Exercise directions
Only the lines from the start of the data through the line containing "width - margin.right]);" should be written out, exactly as they are, with both ends included and the pictures left out.

Data for processing
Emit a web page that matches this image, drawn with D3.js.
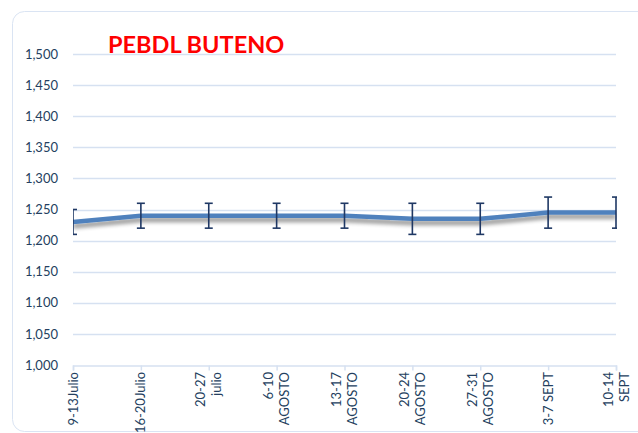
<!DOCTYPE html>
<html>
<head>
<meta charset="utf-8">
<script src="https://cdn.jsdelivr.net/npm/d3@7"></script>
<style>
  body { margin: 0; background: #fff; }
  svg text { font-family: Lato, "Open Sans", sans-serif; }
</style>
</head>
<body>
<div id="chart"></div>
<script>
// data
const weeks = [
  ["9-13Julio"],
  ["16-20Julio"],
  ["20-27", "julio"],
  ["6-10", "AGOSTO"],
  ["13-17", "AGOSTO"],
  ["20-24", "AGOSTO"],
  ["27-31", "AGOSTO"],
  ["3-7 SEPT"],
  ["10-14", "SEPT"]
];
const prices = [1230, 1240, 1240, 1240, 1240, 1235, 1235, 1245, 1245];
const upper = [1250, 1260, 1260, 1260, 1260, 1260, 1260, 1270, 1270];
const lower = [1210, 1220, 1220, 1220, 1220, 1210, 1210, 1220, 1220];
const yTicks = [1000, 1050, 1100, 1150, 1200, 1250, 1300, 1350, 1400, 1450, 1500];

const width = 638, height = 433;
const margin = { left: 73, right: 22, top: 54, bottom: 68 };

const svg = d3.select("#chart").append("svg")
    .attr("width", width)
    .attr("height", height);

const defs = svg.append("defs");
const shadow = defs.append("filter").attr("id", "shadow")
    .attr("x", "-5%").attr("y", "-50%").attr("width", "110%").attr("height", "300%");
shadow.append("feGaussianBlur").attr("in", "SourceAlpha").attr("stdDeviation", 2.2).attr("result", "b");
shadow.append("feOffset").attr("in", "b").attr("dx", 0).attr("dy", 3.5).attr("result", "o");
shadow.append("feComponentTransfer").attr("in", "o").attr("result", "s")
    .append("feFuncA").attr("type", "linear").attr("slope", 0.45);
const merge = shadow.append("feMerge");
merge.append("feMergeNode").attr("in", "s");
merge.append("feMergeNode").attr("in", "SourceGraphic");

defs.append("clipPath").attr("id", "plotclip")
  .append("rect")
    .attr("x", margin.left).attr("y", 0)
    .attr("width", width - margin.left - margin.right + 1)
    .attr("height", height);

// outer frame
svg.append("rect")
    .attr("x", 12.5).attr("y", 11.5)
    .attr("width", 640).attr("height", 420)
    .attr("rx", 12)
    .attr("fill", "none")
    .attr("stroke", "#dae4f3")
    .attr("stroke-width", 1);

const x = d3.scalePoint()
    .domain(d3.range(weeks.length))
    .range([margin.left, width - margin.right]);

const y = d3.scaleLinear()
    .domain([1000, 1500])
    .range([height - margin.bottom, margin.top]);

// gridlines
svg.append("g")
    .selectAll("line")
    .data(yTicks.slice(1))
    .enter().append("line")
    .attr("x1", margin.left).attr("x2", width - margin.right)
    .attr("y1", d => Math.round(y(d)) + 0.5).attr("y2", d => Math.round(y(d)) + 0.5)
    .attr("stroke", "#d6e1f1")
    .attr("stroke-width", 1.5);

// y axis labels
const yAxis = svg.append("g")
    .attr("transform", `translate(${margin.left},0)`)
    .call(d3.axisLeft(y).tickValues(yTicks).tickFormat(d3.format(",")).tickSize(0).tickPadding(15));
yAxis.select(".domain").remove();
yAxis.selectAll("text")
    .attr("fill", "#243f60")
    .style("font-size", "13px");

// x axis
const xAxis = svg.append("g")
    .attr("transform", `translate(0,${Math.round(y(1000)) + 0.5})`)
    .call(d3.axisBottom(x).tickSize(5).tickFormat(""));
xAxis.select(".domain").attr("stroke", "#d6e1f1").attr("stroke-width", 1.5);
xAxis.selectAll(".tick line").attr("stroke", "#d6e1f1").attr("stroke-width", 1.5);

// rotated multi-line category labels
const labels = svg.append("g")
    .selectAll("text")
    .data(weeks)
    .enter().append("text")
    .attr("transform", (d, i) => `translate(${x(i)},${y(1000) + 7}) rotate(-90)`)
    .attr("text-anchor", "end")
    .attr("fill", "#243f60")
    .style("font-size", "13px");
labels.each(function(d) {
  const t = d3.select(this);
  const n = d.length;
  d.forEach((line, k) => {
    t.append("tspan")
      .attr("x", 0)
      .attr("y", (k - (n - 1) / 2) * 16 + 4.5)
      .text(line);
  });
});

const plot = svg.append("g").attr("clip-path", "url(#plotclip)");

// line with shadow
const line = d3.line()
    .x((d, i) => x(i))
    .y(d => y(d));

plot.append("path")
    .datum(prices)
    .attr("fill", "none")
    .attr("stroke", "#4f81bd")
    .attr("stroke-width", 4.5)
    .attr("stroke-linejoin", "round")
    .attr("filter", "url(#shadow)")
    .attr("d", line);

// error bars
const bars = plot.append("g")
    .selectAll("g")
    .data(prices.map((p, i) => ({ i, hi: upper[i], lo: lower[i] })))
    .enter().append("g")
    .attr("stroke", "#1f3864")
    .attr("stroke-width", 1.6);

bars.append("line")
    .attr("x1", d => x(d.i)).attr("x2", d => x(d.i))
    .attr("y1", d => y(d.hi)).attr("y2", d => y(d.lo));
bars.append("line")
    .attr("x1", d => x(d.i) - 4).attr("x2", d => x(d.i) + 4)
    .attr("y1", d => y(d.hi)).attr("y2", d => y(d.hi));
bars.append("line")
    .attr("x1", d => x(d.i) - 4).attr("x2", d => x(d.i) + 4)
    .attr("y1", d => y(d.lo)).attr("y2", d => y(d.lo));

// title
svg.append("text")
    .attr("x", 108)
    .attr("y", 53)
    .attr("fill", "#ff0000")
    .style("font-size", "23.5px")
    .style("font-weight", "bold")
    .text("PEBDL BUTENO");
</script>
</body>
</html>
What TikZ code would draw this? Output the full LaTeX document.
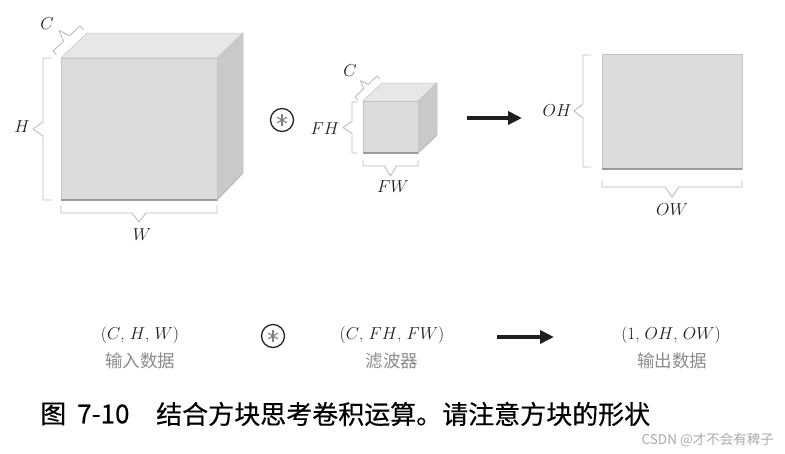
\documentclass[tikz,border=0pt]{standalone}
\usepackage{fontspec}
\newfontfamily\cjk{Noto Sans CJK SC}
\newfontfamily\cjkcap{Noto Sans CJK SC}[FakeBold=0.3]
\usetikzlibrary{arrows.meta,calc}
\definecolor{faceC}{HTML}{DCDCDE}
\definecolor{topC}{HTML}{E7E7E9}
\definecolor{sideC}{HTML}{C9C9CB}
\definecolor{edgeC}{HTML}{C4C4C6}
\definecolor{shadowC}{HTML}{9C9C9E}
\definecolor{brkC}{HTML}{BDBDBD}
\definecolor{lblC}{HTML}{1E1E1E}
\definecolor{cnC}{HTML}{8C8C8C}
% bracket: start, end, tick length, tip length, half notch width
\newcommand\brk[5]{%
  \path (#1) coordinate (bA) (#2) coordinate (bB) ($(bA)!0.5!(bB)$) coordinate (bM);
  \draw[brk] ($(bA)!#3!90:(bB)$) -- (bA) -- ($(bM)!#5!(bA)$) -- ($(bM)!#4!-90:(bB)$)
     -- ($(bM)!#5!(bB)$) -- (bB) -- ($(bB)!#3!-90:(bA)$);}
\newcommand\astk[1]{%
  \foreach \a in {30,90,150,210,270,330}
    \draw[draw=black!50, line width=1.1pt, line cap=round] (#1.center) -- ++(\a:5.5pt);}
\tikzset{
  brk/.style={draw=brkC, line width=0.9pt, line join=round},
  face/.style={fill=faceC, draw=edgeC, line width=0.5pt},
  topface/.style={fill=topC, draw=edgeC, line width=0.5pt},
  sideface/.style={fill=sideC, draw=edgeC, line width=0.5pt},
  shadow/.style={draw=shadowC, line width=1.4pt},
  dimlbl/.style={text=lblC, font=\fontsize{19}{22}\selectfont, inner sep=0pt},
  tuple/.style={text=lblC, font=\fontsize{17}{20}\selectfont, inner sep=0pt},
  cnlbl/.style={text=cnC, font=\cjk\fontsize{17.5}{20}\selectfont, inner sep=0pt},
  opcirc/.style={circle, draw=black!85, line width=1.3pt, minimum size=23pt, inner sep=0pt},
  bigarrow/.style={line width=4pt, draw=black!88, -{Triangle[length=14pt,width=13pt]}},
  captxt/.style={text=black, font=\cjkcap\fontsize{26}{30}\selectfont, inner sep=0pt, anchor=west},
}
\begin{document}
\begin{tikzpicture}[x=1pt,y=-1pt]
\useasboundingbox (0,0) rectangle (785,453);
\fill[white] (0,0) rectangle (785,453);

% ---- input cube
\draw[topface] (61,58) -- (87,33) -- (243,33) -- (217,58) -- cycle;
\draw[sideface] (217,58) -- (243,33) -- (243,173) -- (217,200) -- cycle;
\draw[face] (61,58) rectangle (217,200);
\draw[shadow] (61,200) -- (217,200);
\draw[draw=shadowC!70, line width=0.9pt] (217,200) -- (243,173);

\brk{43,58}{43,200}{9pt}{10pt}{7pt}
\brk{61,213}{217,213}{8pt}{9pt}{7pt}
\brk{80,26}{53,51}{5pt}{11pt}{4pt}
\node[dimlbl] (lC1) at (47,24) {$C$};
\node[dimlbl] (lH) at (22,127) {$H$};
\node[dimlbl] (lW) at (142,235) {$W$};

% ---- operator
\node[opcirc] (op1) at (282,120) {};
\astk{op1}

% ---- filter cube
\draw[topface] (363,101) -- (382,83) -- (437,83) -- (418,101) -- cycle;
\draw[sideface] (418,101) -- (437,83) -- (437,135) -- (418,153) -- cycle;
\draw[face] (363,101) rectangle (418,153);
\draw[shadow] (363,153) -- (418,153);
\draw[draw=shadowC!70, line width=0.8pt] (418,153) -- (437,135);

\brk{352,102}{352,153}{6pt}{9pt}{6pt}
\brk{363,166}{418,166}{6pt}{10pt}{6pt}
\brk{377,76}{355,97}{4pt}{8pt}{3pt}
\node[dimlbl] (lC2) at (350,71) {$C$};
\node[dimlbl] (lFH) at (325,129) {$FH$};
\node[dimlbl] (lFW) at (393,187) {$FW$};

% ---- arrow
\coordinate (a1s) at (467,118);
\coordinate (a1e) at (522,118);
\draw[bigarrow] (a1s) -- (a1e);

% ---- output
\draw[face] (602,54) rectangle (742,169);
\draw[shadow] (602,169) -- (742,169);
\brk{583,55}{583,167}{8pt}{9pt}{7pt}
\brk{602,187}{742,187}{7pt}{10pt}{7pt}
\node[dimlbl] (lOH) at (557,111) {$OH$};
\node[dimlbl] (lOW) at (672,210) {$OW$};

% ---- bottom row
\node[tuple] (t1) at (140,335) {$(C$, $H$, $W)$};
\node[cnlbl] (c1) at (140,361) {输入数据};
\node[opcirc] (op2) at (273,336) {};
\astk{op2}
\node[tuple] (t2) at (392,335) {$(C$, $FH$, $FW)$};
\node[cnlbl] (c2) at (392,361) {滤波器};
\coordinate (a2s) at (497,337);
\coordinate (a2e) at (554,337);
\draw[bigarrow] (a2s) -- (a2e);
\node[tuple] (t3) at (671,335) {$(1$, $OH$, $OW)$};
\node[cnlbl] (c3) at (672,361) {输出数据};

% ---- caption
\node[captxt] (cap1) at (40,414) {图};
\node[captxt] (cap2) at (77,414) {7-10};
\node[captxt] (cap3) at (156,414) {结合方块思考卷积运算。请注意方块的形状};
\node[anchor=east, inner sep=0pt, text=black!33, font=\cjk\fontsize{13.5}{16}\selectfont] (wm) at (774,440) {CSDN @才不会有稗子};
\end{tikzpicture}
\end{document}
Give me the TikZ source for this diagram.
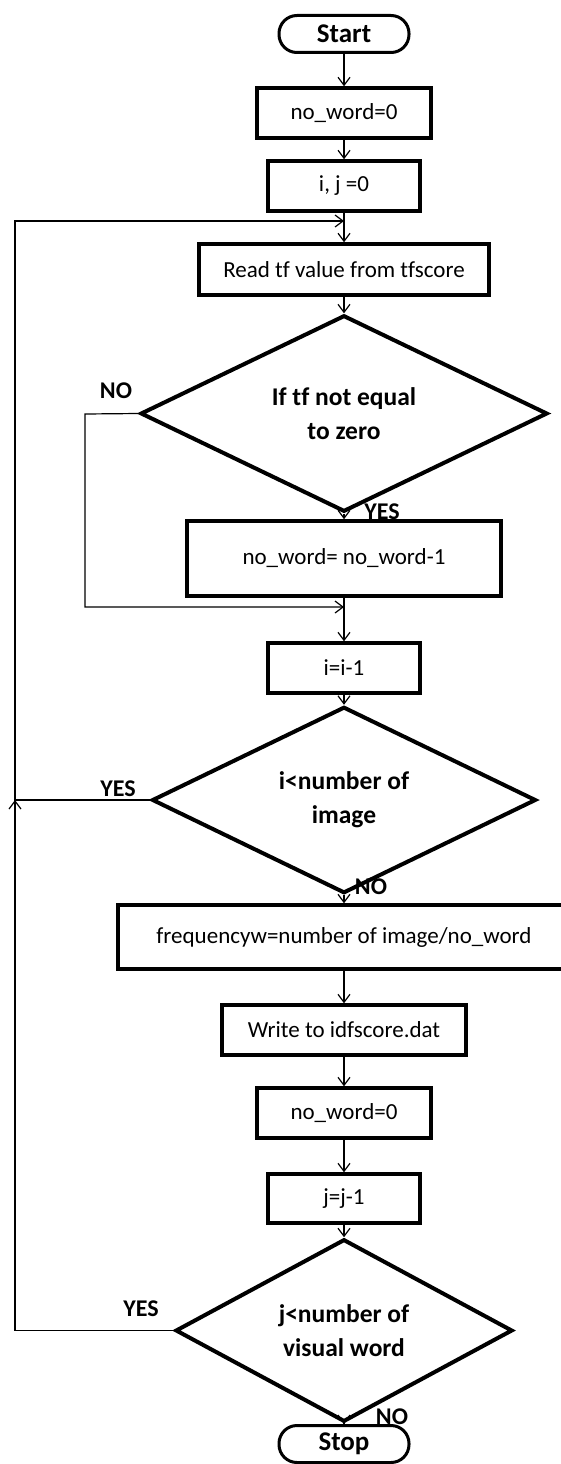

Solution to this task
Emit a web page that matches this image, drawn with D3.js.
<!DOCTYPE html>
<html>
<head>
<meta charset="utf-8">
<script src="https://cdn.jsdelivr.net/npm/d3@7"></script>
<style>
  body { margin: 0; background: #fff; }
  svg text { font-family: Lato, "Open Sans", sans-serif; }
</style>
</head>
<body>
<div id="chart"></div>
<script>
// data
const weeks = [
  ["9-13Julio"],
  ["16-20Julio"],
  ["20-27", "julio"],
  ["6-10", "AGOSTO"],
  ["13-17", "AGOSTO"],
  ["20-24", "AGOSTO"],
  ["27-31", "AGOSTO"],
  ["3-7 SEPT"],
  ["10-14", "SEPT"]
];
const prices = [1230, 1240, 1240, 1240, 1240, 1235, 1235, 1245, 1245];
const upper = [1250, 1260, 1260, 1260, 1260, 1260, 1260, 1270, 1270];
const lower = [1210, 1220, 1220, 1220, 1220, 1210, 1210, 1220, 1220];
const yTicks = [1000, 1050, 1100, 1150, 1200, 1250, 1300, 1350, 1400, 1450, 1500];

const width = 638, height = 433;
const margin = { left: 73, right: 22, top: 54, bottom: 68 };

const svg = d3.select("#chart").append("svg")
    .attr("width", width)
    .attr("height", height);

const defs = svg.append("defs");
const shadow = defs.append("filter").attr("id", "shadow")
    .attr("x", "-5%").attr("y", "-50%").attr("width", "110%").attr("height", "300%");
shadow.append("feGaussianBlur").attr("in", "SourceAlpha").attr("stdDeviation", 2.2).attr("result", "b");
shadow.append("feOffset").attr("in", "b").attr("dx", 0).attr("dy", 3.5).attr("result", "o");
shadow.append("feComponentTransfer").attr("in", "o").attr("result", "s")
    .append("feFuncA").attr("type", "linear").attr("slope", 0.45);
const merge = shadow.append("feMerge");
merge.append("feMergeNode").attr("in", "s");
merge.append("feMergeNode").attr("in", "SourceGraphic");

defs.append("clipPath").attr("id", "plotclip")
  .append("rect")
    .attr("x", margin.left).attr("y", 0)
    .attr("width", width - margin.left - margin.right + 1)
    .attr("height", height);

// outer frame
svg.append("rect")
    .attr("x", 12.5).attr("y", 11.5)
    .attr("width", 640).attr("height", 420)
    .attr("rx", 12)
    .attr("fill", "none")
    .attr("stroke", "#dae4f3")
    .attr("stroke-width", 1);

const x = d3.scalePoint()
    .domain(d3.range(weeks.length))
    .range([margin.left, width - margin.right]);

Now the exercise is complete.